Spunta una pistola nell’inchiesta sull’omicidio dell’allevatore Massimo Deidda, 63 anni, ucciso lunedì sera a bastonate in località Aureddus, lungo una stradina di campagna alla periferia di Gergei. A farla recuperare ai carabinieri sarebbe stato Cesare Tiberio Farris, 59 anni, arrestato assieme al figlio Stefano, di 29 anni, con l’accusa di omicidio volontario. Ai carabinieri della Compagnia di Isili, che stanno indagando sotto la guida del sostituto procuratore Alessandro Pili, l’allevatore avrebbe detto che l’arma era di Massimo Deidda e che l’aggressione a colpi di bastone sarebbe avvenuta per difesa.
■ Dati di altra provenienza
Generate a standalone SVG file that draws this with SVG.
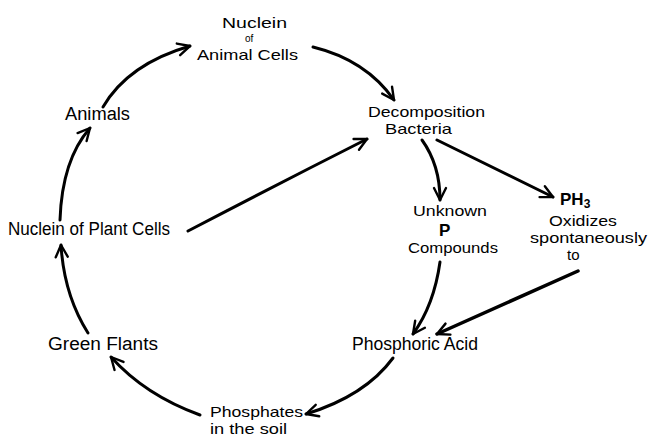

Non solo. L’uomo avrebbe anche cercato di addossarsi l’intera responsabilità nel tentativo di scagionare il figlio.

L’autopsia

Nel frattempo ieri mattina il consulente della Procura, Roberto Demontis, ha iniziato l’autopsia sul corpo dell’allevatore. Per oltre cinque ore, sino a dopo le 15, il docente di Medicina Legale del Policlinico universitario di Monserrato ha cercato di ricostruire la sequenza di colpi che hanno causato la morte del 63enne. Sei, forse sette le bastonate inferte con una violenza micidiale alla testa dell’allevatore: colpi che hanno causato estese fratture alla scatola cranica, con anche una emorragia celebrale che poi gli è risultata fatale. Quando è stato ritrovato agonizzante da un agricoltore di Gergei, per Deidda non c’era già più niente da fare.

Lo stub

Ma a seguito del rinvenimento della pistola, sequestrata dai Carabinieri, il magistrato ha ordinato anche ai suoi consulenti di eseguire la prova dello stub, il cosiddetto guanto di paraffina, sulle mani della vittima. Uno scrupolo investigativo necessario per cercare di capire se vi siano fondamenta nel racconto fatto agli inquirenti da Cesare Tiberio Farris, poco prima che scattasse l’ordine di fermo per lui e per il figlio. Racconti che l’agricoltore avrebbe fatto agli inquirenti quando ancora non erano presenti i difensori di fiducia, gli avvocati Giovanni Aste e Valerio Doa. Anche per questa ragione non è chiaro se poi quelle dichiarazioni potranno essere ritenute valide ai fini processuali, ma di sicuro lo sono per la prosecuzione delle indagini. Sta di fatto che nel frattempo la Procura avrebbe ordinato l’esame della pistola, il rilevamento di eventuali impronte digitali e la prova dello stub sia sulla vittima che sui due fermati. Gli esiti degli esami molecolari non si conoscono, ma nessuno avrebbe evidenziato bruciature alle mani potenzialmente compatibili con uno sparo.

Testimone oculare

Nel frattempo i militari della Compagnia di Isili e del Nucleo investigativo di Nuoro avrebbero sentito nuovamente anche il testimone oculare dell’aggressione: un settantenne che stava lavorando nel suo orto e che poi sarebbe scappato, avvisando i carabinieri. Anche lui, nel parapiglia delle urla, avrebbe sentito qualcuno dire la parola «pistola», ma senza vedere alcuna arma e senza riuscire ad indicare chi l’abbia detto.

L’udienza di convalida

È fissata per oggi in carcere l’udienza di convalida davanti al giudice Giuseppe Pintori. Cesare Tiberio e Stefano Farris saranno sentiti dal Gip che deciderà sull’eventuale misura cautelare sollecitata dal pm. In quell’occasione – se dovessero non avvalersi della facoltà di non rispondere – potranno raccontare la loro versione dei fatti assistiti dai difensori di fiducia. Nel frattempo anche la famiglia della vittima ha incaricato l’avvocata Herika Dessì di seguire per quanto possibile l’andamento delle indagini. Nonostante Cesare Tiberio Farris fosse fratello di Albino (ucciso assieme alla moglie nel 2013), il delitto di lunedì notte non avrebbe nulla a che vedere con il duplice omicidio di nove anni fa. Ieri sera la Procura ha riconsegnato la salma alla famiglia per i funerali che si svolgeranno oggi alle 18,15 nella parrocchia di San Vito Martire.